[Figure scripts]
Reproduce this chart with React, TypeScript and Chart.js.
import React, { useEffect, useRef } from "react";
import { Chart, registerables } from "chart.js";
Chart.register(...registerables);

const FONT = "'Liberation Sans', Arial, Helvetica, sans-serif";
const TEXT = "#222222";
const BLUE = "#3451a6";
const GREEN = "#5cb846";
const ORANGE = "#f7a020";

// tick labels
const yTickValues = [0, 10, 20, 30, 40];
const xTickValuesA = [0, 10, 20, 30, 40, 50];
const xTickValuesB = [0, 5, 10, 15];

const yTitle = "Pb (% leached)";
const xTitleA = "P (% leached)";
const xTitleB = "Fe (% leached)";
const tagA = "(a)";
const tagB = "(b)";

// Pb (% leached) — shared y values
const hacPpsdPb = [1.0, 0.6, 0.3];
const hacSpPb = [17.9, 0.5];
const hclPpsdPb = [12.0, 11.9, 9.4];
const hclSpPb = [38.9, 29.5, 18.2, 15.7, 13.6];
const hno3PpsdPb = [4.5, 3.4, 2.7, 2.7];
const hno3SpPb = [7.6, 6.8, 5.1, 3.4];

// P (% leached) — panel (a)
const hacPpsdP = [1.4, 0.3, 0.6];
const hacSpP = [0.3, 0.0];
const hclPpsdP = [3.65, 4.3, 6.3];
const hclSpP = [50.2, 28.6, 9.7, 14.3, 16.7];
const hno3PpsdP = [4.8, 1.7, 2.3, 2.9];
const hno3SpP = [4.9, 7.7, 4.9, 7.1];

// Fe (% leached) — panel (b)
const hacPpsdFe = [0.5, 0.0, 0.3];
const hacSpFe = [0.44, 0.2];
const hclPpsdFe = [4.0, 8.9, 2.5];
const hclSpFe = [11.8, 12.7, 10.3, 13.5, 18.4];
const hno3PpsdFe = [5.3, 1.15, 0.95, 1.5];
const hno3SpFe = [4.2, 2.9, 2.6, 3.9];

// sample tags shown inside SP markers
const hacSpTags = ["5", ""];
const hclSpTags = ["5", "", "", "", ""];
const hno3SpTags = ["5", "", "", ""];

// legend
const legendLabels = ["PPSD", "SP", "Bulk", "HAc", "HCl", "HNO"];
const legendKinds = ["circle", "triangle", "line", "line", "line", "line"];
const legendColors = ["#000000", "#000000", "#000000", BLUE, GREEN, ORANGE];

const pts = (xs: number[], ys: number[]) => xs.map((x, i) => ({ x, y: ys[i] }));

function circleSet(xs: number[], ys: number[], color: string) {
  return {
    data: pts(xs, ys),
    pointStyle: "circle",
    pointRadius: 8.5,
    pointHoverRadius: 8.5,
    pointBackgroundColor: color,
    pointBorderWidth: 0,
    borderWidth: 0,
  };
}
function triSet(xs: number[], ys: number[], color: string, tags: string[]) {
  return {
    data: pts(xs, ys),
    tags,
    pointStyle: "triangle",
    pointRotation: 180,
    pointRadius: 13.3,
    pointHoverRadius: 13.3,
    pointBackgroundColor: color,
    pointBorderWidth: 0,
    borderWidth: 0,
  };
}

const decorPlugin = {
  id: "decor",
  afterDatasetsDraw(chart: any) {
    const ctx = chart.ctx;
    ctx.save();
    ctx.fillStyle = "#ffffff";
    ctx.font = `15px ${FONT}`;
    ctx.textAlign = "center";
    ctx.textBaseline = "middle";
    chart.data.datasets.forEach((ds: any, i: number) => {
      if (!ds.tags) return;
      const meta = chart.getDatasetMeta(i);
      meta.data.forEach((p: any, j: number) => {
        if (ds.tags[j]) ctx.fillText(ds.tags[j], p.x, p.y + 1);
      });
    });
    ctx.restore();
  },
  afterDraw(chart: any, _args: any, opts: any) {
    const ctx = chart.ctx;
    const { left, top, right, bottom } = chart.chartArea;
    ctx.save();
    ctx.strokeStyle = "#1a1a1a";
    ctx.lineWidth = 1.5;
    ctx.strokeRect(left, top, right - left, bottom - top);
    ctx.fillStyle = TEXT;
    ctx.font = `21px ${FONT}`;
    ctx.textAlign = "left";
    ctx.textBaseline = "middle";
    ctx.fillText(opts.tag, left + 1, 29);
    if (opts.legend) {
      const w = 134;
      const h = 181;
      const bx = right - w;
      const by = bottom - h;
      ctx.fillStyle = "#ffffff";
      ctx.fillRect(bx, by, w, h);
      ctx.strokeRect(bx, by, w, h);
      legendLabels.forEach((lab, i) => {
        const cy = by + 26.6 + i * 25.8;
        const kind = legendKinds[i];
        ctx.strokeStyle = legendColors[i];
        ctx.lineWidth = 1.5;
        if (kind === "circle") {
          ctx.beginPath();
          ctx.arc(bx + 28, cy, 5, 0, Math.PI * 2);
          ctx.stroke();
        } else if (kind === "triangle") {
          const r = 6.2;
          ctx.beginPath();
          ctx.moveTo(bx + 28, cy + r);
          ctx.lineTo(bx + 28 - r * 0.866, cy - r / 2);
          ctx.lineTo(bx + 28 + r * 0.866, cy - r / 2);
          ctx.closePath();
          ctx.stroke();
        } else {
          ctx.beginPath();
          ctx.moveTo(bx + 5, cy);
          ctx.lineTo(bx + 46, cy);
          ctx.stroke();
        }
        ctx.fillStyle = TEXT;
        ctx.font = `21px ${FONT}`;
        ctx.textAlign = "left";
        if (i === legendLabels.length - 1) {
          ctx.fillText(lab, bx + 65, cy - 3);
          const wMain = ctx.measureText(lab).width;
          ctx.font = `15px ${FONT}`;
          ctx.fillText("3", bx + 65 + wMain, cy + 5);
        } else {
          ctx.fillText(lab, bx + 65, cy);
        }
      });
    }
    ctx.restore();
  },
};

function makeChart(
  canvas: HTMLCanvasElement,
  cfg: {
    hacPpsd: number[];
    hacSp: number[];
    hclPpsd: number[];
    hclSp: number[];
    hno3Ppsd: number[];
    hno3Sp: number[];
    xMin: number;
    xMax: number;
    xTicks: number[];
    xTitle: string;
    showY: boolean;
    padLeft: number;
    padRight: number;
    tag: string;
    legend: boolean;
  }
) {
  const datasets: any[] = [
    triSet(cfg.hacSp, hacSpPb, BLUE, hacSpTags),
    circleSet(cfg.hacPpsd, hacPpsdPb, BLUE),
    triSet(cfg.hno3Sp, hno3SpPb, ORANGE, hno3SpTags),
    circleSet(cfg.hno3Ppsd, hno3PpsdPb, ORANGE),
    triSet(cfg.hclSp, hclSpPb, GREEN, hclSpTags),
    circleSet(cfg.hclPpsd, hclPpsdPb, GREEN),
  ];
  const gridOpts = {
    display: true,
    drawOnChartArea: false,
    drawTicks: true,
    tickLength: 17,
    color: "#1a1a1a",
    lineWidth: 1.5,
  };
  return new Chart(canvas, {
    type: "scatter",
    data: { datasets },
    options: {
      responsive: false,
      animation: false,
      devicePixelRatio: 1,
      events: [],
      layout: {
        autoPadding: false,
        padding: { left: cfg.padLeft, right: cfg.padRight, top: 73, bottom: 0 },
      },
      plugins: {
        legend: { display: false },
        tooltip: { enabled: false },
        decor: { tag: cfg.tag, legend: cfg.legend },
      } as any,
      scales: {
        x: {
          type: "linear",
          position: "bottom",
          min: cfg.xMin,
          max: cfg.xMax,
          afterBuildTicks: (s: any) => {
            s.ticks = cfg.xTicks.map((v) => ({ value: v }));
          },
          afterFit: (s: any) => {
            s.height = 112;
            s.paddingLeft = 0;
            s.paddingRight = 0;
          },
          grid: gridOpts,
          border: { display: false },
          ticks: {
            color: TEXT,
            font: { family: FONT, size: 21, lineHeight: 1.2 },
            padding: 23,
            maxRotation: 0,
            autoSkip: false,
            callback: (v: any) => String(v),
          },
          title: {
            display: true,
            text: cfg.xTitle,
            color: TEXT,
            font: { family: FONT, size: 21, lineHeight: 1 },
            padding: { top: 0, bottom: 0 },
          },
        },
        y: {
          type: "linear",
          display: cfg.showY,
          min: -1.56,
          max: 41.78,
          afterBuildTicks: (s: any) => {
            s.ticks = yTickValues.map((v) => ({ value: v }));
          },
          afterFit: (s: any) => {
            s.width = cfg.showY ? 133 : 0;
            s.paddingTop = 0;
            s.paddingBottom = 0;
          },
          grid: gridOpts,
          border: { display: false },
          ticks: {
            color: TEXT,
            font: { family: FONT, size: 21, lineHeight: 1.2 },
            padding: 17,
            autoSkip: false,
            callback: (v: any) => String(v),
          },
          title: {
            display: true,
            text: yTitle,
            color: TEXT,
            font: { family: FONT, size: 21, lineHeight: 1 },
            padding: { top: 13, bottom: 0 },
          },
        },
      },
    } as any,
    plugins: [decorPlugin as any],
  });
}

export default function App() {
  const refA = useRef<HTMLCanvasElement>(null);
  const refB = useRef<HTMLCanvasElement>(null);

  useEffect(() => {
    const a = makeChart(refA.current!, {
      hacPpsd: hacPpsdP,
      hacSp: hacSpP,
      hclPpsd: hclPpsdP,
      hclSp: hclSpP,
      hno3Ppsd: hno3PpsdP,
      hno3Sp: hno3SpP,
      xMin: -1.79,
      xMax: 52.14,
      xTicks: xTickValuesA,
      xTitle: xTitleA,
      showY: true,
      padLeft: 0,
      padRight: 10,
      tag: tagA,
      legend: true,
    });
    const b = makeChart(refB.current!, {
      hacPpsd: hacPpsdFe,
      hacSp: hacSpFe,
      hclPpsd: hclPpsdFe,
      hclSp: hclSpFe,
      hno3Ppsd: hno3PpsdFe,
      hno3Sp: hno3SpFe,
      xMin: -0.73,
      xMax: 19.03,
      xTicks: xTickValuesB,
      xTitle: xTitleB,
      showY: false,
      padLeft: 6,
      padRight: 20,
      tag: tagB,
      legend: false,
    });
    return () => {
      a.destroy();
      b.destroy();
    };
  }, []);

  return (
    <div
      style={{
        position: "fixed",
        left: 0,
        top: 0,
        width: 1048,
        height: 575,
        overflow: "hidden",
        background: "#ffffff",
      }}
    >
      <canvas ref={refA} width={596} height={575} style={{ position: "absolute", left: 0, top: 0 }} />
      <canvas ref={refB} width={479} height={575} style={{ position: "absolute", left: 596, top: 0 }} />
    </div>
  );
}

...

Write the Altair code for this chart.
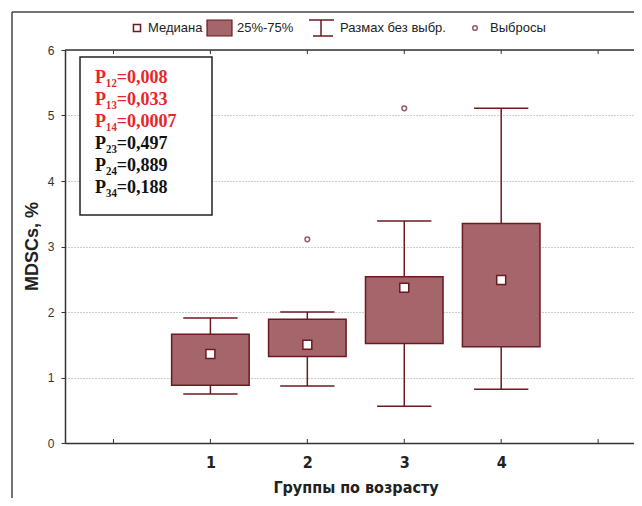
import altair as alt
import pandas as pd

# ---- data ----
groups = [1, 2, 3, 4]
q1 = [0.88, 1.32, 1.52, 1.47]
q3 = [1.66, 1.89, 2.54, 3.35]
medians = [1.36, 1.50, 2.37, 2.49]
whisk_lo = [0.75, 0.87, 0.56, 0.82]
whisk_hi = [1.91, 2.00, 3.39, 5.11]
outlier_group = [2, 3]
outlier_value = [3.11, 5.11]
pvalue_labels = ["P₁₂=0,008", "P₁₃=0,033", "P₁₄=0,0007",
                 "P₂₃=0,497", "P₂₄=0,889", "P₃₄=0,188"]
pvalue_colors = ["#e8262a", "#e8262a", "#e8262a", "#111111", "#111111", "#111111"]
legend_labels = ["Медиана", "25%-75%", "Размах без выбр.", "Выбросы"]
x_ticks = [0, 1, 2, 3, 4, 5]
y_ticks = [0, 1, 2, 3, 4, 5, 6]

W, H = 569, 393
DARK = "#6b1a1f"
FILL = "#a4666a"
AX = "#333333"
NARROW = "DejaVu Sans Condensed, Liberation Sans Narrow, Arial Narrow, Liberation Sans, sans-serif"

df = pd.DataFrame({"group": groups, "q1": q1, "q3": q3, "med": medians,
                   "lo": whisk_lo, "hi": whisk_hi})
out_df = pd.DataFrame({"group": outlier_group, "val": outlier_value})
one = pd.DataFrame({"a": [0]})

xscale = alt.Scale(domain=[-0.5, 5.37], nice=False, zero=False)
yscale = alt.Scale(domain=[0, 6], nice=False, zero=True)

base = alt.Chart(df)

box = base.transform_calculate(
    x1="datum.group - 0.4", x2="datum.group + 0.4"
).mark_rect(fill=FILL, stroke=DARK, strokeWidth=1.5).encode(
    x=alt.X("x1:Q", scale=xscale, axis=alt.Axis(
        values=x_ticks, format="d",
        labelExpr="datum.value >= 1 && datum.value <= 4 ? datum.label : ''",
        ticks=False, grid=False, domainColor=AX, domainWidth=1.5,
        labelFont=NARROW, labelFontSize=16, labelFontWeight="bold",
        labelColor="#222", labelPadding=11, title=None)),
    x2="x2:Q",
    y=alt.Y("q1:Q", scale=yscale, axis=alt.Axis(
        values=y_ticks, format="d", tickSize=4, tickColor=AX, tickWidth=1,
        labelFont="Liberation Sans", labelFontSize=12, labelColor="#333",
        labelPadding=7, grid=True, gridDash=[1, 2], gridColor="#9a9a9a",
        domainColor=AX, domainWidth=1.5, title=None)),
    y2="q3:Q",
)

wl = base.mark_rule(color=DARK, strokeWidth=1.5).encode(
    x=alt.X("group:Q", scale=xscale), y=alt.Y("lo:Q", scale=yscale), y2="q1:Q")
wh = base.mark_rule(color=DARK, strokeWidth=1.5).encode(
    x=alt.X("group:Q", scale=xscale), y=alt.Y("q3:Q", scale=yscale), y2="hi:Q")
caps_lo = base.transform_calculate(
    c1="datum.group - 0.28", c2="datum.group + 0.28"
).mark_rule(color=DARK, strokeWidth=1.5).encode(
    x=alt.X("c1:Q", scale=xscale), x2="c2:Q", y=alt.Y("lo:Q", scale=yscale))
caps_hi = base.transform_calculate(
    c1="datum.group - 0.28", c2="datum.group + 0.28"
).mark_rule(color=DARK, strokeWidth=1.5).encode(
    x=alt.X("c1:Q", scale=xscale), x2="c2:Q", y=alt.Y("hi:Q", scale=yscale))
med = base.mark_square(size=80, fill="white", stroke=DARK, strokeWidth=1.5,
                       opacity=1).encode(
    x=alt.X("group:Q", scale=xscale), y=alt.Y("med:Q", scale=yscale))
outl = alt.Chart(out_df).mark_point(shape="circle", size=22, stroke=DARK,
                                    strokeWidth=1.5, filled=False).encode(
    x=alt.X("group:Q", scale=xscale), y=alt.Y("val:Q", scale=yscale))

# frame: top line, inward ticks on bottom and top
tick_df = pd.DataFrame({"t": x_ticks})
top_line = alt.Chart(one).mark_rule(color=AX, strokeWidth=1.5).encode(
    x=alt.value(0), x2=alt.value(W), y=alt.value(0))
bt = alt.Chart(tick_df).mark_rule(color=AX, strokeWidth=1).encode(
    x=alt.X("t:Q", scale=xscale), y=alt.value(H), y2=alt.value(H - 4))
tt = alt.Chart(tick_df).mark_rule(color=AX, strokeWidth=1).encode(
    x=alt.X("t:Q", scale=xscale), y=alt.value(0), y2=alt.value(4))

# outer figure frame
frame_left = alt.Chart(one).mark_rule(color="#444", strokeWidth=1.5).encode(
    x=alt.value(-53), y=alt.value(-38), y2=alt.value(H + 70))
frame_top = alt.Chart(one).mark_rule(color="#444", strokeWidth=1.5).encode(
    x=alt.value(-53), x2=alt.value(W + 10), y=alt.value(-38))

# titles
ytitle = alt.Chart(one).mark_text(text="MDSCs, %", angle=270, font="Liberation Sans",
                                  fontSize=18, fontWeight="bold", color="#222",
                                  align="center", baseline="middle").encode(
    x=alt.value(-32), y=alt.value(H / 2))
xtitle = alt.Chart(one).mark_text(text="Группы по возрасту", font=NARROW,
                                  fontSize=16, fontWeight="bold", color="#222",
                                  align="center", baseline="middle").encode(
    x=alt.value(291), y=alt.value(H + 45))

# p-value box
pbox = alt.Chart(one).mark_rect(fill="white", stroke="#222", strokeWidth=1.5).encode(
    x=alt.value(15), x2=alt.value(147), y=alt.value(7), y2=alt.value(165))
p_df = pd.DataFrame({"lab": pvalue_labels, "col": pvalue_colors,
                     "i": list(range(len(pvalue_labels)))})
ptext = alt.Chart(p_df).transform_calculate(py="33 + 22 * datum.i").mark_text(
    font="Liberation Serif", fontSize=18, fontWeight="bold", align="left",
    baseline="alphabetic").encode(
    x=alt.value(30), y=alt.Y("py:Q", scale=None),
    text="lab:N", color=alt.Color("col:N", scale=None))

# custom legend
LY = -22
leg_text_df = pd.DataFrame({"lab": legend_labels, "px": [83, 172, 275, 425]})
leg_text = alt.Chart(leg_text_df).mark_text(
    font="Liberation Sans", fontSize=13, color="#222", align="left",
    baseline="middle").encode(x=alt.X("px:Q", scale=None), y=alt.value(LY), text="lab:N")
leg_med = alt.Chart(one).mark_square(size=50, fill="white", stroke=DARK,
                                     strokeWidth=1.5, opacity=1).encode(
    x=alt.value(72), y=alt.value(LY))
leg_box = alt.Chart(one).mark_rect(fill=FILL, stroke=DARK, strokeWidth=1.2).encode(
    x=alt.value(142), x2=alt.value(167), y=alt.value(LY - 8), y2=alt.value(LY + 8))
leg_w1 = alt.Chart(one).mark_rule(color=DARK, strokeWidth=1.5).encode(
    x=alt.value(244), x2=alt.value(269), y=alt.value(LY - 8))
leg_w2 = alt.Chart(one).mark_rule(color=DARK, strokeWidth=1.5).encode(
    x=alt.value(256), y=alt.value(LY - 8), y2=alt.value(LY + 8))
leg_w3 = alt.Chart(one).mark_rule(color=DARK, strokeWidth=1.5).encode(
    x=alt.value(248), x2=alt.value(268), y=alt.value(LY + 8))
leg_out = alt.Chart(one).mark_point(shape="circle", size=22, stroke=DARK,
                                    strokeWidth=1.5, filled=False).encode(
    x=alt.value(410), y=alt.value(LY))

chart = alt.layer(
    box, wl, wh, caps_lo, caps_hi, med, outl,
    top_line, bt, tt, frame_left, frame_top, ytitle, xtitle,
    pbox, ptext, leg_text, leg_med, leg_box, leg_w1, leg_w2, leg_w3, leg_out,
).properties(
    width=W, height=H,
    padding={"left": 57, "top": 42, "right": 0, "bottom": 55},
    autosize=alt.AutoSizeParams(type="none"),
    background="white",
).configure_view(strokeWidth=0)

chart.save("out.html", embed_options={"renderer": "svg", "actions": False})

**TO DO**
Repeat exactly the part that opens with the line containing "Write the Altair code for this chart." and closes with the line containing "Sans Condensed, Liberation". Include both end lines, and drop the pictures.

**WORKED ANSWER**
Write the Altair code for this chart.
import altair as alt
import pandas as pd

# ---- data ----
groups = [1, 2, 3, 4]
q1 = [0.88, 1.32, 1.52, 1.47]
q3 = [1.66, 1.89, 2.54, 3.35]
medians = [1.36, 1.50, 2.37, 2.49]
whisk_lo = [0.75, 0.87, 0.56, 0.82]
whisk_hi = [1.91, 2.00, 3.39, 5.11]
outlier_group = [2, 3]
outlier_value = [3.11, 5.11]
pvalue_labels = ["P₁₂=0,008", "P₁₃=0,033", "P₁₄=0,0007",
                 "P₂₃=0,497", "P₂₄=0,889", "P₃₄=0,188"]
pvalue_colors = ["#e8262a", "#e8262a", "#e8262a", "#111111", "#111111", "#111111"]
legend_labels = ["Медиана", "25%-75%", "Размах без выбр.", "Выбросы"]
x_ticks = [0, 1, 2, 3, 4, 5]
y_ticks = [0, 1, 2, 3, 4, 5, 6]

W, H = 569, 393
DARK = "#6b1a1f"
FILL = "#a4666a"
AX = "#333333"
NARROW = "DejaVu Sans Condensed, Liberation Sans Narrow, Arial Narrow, Liberation Sans, sans-serif"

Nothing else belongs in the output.